SUPPLIED RECORDS:
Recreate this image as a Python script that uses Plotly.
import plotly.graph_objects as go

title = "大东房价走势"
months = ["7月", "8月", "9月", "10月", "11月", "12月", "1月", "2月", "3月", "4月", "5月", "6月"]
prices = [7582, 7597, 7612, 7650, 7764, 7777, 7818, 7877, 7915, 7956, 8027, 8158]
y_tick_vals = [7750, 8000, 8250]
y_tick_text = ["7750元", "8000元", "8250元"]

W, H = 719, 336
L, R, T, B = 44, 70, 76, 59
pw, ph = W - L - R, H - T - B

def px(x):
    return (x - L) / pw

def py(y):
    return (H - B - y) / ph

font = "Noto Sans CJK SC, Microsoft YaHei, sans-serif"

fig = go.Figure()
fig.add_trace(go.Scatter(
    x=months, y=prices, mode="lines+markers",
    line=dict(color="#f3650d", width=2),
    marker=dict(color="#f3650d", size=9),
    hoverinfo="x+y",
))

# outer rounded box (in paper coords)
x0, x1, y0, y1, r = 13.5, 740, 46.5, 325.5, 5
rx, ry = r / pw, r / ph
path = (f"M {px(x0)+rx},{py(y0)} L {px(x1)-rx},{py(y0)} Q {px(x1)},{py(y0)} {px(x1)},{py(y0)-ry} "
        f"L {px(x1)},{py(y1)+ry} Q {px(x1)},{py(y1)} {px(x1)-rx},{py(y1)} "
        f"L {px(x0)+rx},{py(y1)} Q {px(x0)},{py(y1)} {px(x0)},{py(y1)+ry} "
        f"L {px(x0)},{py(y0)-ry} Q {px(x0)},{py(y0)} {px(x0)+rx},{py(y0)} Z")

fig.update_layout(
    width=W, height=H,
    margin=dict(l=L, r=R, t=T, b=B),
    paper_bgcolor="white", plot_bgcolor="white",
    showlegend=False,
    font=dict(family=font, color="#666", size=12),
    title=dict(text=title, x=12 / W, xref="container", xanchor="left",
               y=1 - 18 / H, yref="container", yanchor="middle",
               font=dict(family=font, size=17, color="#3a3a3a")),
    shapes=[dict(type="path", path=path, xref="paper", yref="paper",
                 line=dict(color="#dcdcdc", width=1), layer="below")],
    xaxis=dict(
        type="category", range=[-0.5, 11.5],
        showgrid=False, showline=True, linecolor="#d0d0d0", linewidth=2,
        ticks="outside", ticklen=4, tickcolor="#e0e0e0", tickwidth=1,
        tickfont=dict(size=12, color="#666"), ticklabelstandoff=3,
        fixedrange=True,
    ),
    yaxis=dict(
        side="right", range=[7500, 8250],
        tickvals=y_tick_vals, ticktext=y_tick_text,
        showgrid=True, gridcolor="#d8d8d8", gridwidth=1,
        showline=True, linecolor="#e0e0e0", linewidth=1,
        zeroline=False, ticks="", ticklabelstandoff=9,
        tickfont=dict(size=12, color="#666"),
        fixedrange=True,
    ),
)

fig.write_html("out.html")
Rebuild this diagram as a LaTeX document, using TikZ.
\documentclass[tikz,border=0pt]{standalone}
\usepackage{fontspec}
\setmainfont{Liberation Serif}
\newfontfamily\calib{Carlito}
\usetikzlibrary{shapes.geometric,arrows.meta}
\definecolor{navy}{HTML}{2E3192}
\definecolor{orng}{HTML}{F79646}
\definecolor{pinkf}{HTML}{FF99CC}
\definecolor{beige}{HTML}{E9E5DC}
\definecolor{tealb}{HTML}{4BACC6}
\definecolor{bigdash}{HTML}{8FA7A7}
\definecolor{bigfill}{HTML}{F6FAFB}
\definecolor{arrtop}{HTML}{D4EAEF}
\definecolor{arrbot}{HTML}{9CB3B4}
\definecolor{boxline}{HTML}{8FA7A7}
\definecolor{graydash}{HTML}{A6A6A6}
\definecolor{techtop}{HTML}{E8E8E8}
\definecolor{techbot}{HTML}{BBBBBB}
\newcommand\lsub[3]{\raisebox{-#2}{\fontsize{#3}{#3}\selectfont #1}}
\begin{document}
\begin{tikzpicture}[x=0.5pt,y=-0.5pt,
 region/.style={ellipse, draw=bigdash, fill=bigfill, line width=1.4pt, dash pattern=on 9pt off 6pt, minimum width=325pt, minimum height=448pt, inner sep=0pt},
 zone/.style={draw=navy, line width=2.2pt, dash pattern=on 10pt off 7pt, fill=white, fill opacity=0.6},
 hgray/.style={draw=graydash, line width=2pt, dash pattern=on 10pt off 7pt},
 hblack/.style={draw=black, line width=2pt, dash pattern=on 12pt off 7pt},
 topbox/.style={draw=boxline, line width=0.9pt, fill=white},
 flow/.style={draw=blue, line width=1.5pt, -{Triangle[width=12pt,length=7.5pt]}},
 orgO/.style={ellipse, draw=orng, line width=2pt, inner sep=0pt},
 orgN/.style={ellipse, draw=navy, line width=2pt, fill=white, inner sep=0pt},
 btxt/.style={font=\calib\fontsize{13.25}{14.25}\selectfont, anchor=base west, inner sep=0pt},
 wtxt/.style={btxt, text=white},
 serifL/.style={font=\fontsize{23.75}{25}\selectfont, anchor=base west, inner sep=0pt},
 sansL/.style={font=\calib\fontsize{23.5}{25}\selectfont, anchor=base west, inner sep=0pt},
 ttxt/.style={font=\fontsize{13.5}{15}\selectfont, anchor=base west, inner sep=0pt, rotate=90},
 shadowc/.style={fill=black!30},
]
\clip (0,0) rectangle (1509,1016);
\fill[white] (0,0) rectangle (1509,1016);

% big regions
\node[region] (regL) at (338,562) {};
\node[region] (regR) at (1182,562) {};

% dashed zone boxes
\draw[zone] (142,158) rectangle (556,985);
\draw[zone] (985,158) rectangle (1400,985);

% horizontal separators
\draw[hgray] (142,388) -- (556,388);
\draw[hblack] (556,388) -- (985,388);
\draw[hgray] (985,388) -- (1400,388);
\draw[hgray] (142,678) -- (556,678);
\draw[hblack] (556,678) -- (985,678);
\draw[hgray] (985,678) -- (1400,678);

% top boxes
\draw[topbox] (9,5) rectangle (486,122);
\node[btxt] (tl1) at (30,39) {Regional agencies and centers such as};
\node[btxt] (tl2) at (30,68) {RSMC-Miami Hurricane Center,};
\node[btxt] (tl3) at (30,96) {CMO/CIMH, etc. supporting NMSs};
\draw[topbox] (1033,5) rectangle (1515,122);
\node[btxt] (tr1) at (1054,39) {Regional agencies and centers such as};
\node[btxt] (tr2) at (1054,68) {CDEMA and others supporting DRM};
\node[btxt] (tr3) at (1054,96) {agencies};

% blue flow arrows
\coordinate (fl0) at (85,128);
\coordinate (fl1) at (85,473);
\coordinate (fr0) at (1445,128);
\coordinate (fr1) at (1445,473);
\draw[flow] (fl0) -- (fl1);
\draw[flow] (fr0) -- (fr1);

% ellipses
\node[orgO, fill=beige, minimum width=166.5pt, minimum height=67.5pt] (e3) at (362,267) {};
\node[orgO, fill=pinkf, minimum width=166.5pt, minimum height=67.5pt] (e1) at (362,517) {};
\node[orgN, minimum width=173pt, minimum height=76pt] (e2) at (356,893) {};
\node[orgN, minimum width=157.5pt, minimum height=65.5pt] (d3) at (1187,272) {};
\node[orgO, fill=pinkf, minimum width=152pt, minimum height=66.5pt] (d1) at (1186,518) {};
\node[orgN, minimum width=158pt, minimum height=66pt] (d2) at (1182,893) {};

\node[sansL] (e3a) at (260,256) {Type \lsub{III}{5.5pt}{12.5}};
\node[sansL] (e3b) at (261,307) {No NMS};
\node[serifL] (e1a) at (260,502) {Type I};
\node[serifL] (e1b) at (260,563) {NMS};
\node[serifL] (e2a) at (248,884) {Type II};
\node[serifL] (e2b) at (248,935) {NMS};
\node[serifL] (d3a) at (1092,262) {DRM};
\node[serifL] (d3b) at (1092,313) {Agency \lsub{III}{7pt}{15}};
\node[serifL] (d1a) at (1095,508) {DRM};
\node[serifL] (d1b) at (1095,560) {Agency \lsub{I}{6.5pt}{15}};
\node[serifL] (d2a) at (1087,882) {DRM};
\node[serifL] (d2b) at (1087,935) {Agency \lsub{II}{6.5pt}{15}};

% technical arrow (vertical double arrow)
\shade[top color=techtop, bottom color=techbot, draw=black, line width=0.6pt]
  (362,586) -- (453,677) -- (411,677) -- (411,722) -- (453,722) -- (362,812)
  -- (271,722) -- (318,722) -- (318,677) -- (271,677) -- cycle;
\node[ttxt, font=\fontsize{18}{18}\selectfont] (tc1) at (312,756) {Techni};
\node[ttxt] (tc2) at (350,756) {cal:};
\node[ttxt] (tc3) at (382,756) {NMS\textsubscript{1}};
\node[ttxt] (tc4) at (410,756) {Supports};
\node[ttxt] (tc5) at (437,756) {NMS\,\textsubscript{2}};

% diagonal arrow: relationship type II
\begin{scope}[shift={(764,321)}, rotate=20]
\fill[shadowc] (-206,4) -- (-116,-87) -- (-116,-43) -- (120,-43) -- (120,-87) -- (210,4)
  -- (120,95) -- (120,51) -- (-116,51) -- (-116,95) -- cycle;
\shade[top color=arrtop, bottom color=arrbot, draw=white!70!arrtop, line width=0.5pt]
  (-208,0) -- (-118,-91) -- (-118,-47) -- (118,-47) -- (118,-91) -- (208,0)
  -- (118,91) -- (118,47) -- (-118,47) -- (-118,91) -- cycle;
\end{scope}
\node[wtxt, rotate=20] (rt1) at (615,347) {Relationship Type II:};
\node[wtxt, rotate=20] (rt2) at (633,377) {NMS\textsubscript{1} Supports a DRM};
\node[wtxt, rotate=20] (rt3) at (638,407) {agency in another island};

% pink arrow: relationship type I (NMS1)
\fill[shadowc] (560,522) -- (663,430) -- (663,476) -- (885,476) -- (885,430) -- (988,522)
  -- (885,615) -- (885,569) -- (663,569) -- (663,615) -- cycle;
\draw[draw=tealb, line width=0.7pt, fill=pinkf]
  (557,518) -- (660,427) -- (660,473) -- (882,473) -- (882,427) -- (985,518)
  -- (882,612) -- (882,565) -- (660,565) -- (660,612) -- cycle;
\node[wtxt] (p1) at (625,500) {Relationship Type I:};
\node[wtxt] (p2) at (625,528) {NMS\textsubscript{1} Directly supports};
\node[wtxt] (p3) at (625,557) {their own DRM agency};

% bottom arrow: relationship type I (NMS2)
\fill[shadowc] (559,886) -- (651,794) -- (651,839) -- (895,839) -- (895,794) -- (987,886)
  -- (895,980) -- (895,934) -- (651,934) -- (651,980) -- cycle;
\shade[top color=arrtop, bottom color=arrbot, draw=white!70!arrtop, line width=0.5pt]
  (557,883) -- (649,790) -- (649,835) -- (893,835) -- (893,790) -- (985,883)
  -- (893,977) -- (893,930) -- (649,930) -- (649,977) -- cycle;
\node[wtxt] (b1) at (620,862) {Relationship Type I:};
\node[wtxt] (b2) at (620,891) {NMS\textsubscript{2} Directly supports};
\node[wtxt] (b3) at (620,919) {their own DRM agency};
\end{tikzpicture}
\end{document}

REQUIRED TASK: From the first line of the records above to the line that contains "CJK SC, Microsoft", quote each line exactly.

TASK ANSWER:
Recreate this image as a Python script that uses Plotly.
import plotly.graph_objects as go

title = "大东房价走势"
months = ["7月", "8月", "9月", "10月", "11月", "12月", "1月", "2月", "3月", "4月", "5月", "6月"]
prices = [7582, 7597, 7612, 7650, 7764, 7777, 7818, 7877, 7915, 7956, 8027, 8158]
y_tick_vals = [7750, 8000, 8250]
y_tick_text = ["7750元", "8000元", "8250元"]

W, H = 719, 336
L, R, T, B = 44, 70, 76, 59
pw, ph = W - L - R, H - T - B

def px(x):
    return (x - L) / pw

def py(y):
    return (H - B - y) / ph

font = "Noto Sans CJK SC, Microsoft YaHei, sans-serif"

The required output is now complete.